Distributed Systems Engineer — Build Databases & Consensus From Scratch

"What I cannot create, I do not understand." — Richard Feynman

A lab-based curriculum for becoming a senior distributed systems engineer by building the systems you'll one day operate, debug, and replace: LevelDB (LSM-tree storage), SQLite (B-tree storage + SQL), and the three canonical consensus algorithms — Raft, Paxos, and ZAB — all implemented from scratch in Rust, Go, and C++.

Why This Repo Exists

Most engineers treat databases and consensus as black boxes. This curriculum makes them transparent. You will:

Write storage engines that flush, compact, recover, and serve concurrent reads.
Implement consensus protocols that survive node crashes, network partitions, and message reordering.
Reason about hardware trade-offs: SSD vs HDD seek latency, write amplification, fsync cost, io_uring vs blocking I/O, cache-line locality, NUMA effects.
Compare algorithm families: LSM vs B-tree, level-based vs size-tiered compaction, Raft vs Multi-Paxos vs ZAB.
Build the same thing three times — once in each language — to internalize the design (not the syntax).

Curriculum at a Glance

Phase	Theme	Labs
1	Storage Primitives & Foundations	`db-01` … `db-04`
2	LevelDB / LSM-Tree	`db-05` … `db-09`
3	SQLite / B-Tree	`db-10` … `db-15`
4	Consensus Algorithms	`db-16` … `db-20`
5	Advanced Storage & Capstone	`db-21` … `db-23`

See PHASES.md for the full breakdown with learning objectives per lab.

How To Use This Repo

Read TOOLS.md and install the required toolchains (Rust, Go, C++/CMake).

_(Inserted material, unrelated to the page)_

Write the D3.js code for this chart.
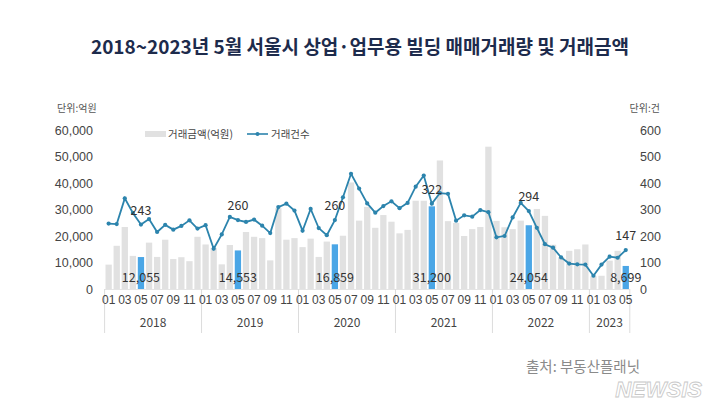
<!DOCTYPE html>
<html><head><meta charset="utf-8">
<script src="https://cdn.jsdelivr.net/npm/d3@7"></script>
<style>
html,body{margin:0;padding:0;background:#fff;}
svg{display:block;font-family:"Noto Sans CJK KR","Noto Sans",sans-serif;}
</style></head>
<body><svg id="c" width="720" height="405"></svg>
<script>
const categories = [
"2018-01","2018-02","2018-03","2018-04","2018-05","2018-06","2018-07","2018-08","2018-09","2018-10","2018-11","2018-12",
"2019-01","2019-02","2019-03","2019-04","2019-05","2019-06","2019-07","2019-08","2019-09","2019-10","2019-11","2019-12",
"2020-01","2020-02","2020-03","2020-04","2020-05","2020-06","2020-07","2020-08","2020-09","2020-10","2020-11","2020-12",
"2021-01","2021-02","2021-03","2021-04","2021-05","2021-06","2021-07","2021-08","2021-09","2021-10","2021-11","2021-12",
"2022-01","2022-02","2022-03","2022-04","2022-05","2022-06","2022-07","2022-08","2022-09","2022-10","2022-11","2022-12",
"2023-01","2023-02","2023-03","2023-04","2023-05"];
const years = ["2018","2019","2020","2021","2022","2023"];
// 거래금액 (억원)
const amount = [
9200,16300,23400,12500,12055,17500,12100,18600,11300,12000,10500,19700,
16800,15500,9300,16600,14553,21500,19700,19200,10800,30500,18600,19200,
15800,19000,12100,17900,16859,20100,40200,25800,31000,23100,27900,25400,
21000,22300,33300,33300,31200,48500,25600,24900,20000,22600,23400,53700,
25700,23300,22600,25800,24054,30200,27600,16700,12000,14400,15000,16800,
4800,5000,10700,14400,8699];
// 거래건수 (건)
const count = [
247,245,342,287,243,264,215,242,224,238,259,228,
241,152,206,272,260,253,262,239,211,309,322,296,
220,302,230,203,260,346,435,379,323,288,313,331,
305,325,386,428,322,362,359,258,278,273,298,290,
195,200,270,325,294,231,169,156,119,96,93,92,
50,92,122,118,147];
const leftTicks = [0,10000,20000,30000,40000,50000,60000];
const rightTicks = [0,100,200,300,400,500,600];
const monthTickLabels = ["01","03","05","07","09","11"];

const svg = d3.select("#c");
const x0 = 104.6, x1 = 629.8, yTop = 130, yBot = 289;

const x = d3.scaleBand().domain(categories).range([x0, x1]).paddingInner(0.22).paddingOuter(0.11);
const yL = d3.scaleLinear().domain([0, 60000]).range([yBot, yTop]);
const yR = d3.scaleLinear().domain([0, 600]).range([yBot, yTop]);
const cx = c => x(c) + x.bandwidth() / 2;
const isMay = c => c.slice(5) === "05";

// title
svg.append("text").attr("x", 360).attr("y", 54).attr("text-anchor", "middle")
  .attr("font-size", 19).attr("font-weight", 700).attr("fill", "#1d2b4c")
  .text("2018~2023년 5월 서울시 상업·업무용 빌딩 매매거래량 및 거래금액");

// units
svg.append("text").attr("x", 57).attr("y", 112).attr("font-size", 10).attr("fill", "#555").text("단위:억원");
svg.append("text").attr("x", 660).attr("y", 112).attr("text-anchor", "end").attr("font-size", 10).attr("fill", "#555").text("단위:건");

// left axis
const gL = svg.append("g").attr("transform", `translate(93,0)`)
  .call(d3.axisLeft(yL).tickValues(leftTicks).tickSize(0).tickPadding(0).tickFormat(d3.format(",")));
gL.select(".domain").remove();
gL.selectAll("text").attr("font-size", 12.5).attr("fill", "#444").attr("font-family", "inherit");

// right axis
const gR = svg.append("g").attr("transform", `translate(640,0)`)
  .call(d3.axisRight(yR).tickValues(rightTicks).tickSize(0).tickPadding(0));
gR.select(".domain").remove();
gR.selectAll("text").attr("font-size", 12.5).attr("fill", "#444").attr("font-family", "inherit");

// bars
svg.append("g").selectAll("rect").data(categories).join("rect")
  .attr("x", d => x(d)).attr("width", x.bandwidth())
  .attr("y", (d, i) => yL(amount[i])).attr("height", (d, i) => yBot - yL(amount[i]))
  .attr("fill", d => isMay(d) ? "#4aa6e6" : "#e1e1e1");

// x axis baseline and year separators
svg.append("line").attr("x1", x0).attr("x2", x1).attr("y1", yBot + 0.5).attr("y2", yBot + 0.5).attr("stroke", "#e4e4e4");
const sepIdx = [0, 12, 24, 36, 48, 60];
const sepX = sepIdx.map(i => x(categories[i]) - x.step() * x.paddingInner() / 2);
sepX.push(x1);
svg.append("g").selectAll("line").data(sepX).join("line")
  .attr("x1", d => d).attr("x2", d => d).attr("y1", yBot).attr("y2", 333)
  .attr("stroke", "#dcdcdc").attr("stroke-width", 1);

// month tick labels
const gX = svg.append("g").attr("transform", `translate(0,${yBot})`)
  .call(d3.axisBottom(x).tickValues(categories.filter(c => monthTickLabels.includes(c.slice(5))))
    .tickSize(0).tickPadding(6).tickFormat(c => c.slice(5)));
gX.select(".domain").remove();
gX.selectAll("text").attr("font-size", 12).attr("fill", "#444").attr("font-family", "inherit");

// year labels
svg.append("g").selectAll("text").data(years).join("text")
  .attr("x", (d, k) => (sepX[k] + sepX[k + 1]) / 2).attr("y", 327)
  .attr("text-anchor", "middle").attr("font-size", 12).attr("fill", "#444").text(d => d);

// line
const lineColor = "#2c84ad";
svg.append("path").datum(categories)
  .attr("fill", "none").attr("stroke", lineColor).attr("stroke-width", 1.8)
  .attr("d", d3.line().x(d => cx(d)).y((d, i) => yR(count[i])));
svg.append("g").selectAll("circle").data(categories).join("circle")
  .attr("cx", d => cx(d)).attr("cy", (d, i) => yR(count[i])).attr("r", 2.1).attr("fill", lineColor);

// May labels
const mayIdx = categories.map((c, i) => isMay(c) ? i : -1).filter(i => i >= 0);
svg.append("g").selectAll("text").data(mayIdx).join("text")
  .attr("x", i => cx(categories[i])).attr("y", 282).attr("text-anchor", "middle")
  .attr("font-size", 12.5).attr("fill", "#333").text(i => d3.format(",")(amount[i]));
svg.append("g").selectAll("text").data(mayIdx).join("text")
  .attr("x", i => cx(categories[i])).attr("y", i => yR(count[i]) - 10).attr("text-anchor", "middle")
  .attr("font-size", 12.5).attr("fill", "#333").text(i => count[i]);

// legend
svg.append("rect").attr("x", 145).attr("y", 131).attr("width", 21).attr("height", 6).attr("fill", "#e1e1e1");
svg.append("text").attr("x", 168).attr("y", 138).attr("font-size", 10.5).attr("fill", "#444").text("거래금액(억원)");
svg.append("line").attr("x1", 247).attr("x2", 268).attr("y1", 134).attr("y2", 134).attr("stroke", lineColor).attr("stroke-width", 1.6);
svg.append("circle").attr("cx", 257.5).attr("cy", 134).attr("r", 2).attr("fill", lineColor);
svg.append("text").attr("x", 271).attr("y", 138).attr("font-size", 10.5).attr("fill", "#444").text("거래건수");

// source
svg.append("text").attr("x", 640).attr("y", 372).attr("text-anchor", "end")
  .attr("font-size", 14.5).attr("fill", "#8a8a8a").text("출처: 부동산플래닛");
// watermark
svg.append("text").attr("x", 702).attr("y", 397).attr("text-anchor", "end")
  .attr("font-size", 22).attr("font-weight", 700).attr("font-style", "italic")
  .attr("font-family", "Liberation Sans, sans-serif")
  .attr("fill", "rgba(255,255,255,0.6)").attr("stroke", "#c8c8c8").attr("stroke-width", 0.8)
  .text("NEWSIS");
</script></body></html>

Start with db-01-storage-primitives/. Each lab is self-contained and has the same shape:

db-NN-<name>/
├── CONCEPTS.md       # The "why" — read this first
├── references.md     # Papers and source-code links to study
├── docs/
│   ├── analysis.md       # Design trade-offs (hardware, algorithmic)
│   ├── broader-ideas.md  # Extensions, alternatives, future work
│   ├── execution.md      # Toolchain versions, quick-start commands
│   ├── observation.md    # Debugging, profiling, monitoring
│   └── verification.md   # Pass/fail checks for your implementation
├── steps/            # Numbered, sequential implementation guides
│   ├── 01-*.md
│   └── 02-*.md
└── src/
    ├── rust/         # Cargo workspace
    ├── go/           # Go module
    └── cpp/          # CMake project

Work through steps/ in order. The reference code in src/ is a target — try to write your own first, then compare.
Run the checks in docs/verification.md before moving on.

What You Will Build

By the end of the curriculum you will have implemented (×3 languages):

A crash-safe write-ahead log with CRC32 checksums and group commit.
A skip-list MemTable, an SSTable file format with block compression, and level-based compaction.
A page-oriented B+-tree with a pager, rollback journal, and WAL mode.
A hand-written SQL tokenizer, parser, AST, and bytecode virtual machine.
A transaction manager with MVCC snapshot reads and serializable writes.
A complete Raft implementation with snapshotting and membership changes.
Single-decree Paxos and Multi-Paxos with a stable leader.
A simplified ZAB broadcast layer with epoch transitions.
A 3-node distributed KV store combining Raft with your LevelDB clone.
A capstone mini distributed SQL database (the storage engine, the SQL frontend, and Raft replication — all your own code).

Prerequisites

Comfortable with C-family syntax in at least one systems language (you'll pick up the other two as you go).
Familiarity with binary trees, hash tables, and Big-O analysis.
Basic Linux command-line and git.
Not required: prior distributed systems knowledge, SQL internals knowledge, or database engine experience. We build it all from the ground up.

Pedagogical Style

Modeled after cstack/db_tutorial (concept-first, incremental, runnable code at every step) and the ai-engineering/ lab repo (consistent 8-part CONCEPTS.md, docs/, steps/, src/ structure).

Every CONCEPTS.md follows the same 8-part framework:

What Is It — one-paragraph executive summary
Why It Matters — concrete benefits
How It Works — ASCII architecture diagram
Core Terminology — table of precise definitions
Mental Models — analogies for intuition
Common Misconceptions — myths corrected
Interview Talking Points — what to say in a senior systems interview
Connections to Other Labs — how this fits the bigger picture

Status

Phase	Status
Phase 1 — Storage Primitives	Lab 01 complete, 02–04 scaffolded
Phase 2 — LevelDB	Scaffolded
Phase 3 — SQLite	Scaffolded
Phase 4 — Consensus	Scaffolded
Phase 5 — Advanced & Capstone	Scaffolded

See PHASES.md for per-lab status.

License

MIT — see source headers in each implementation.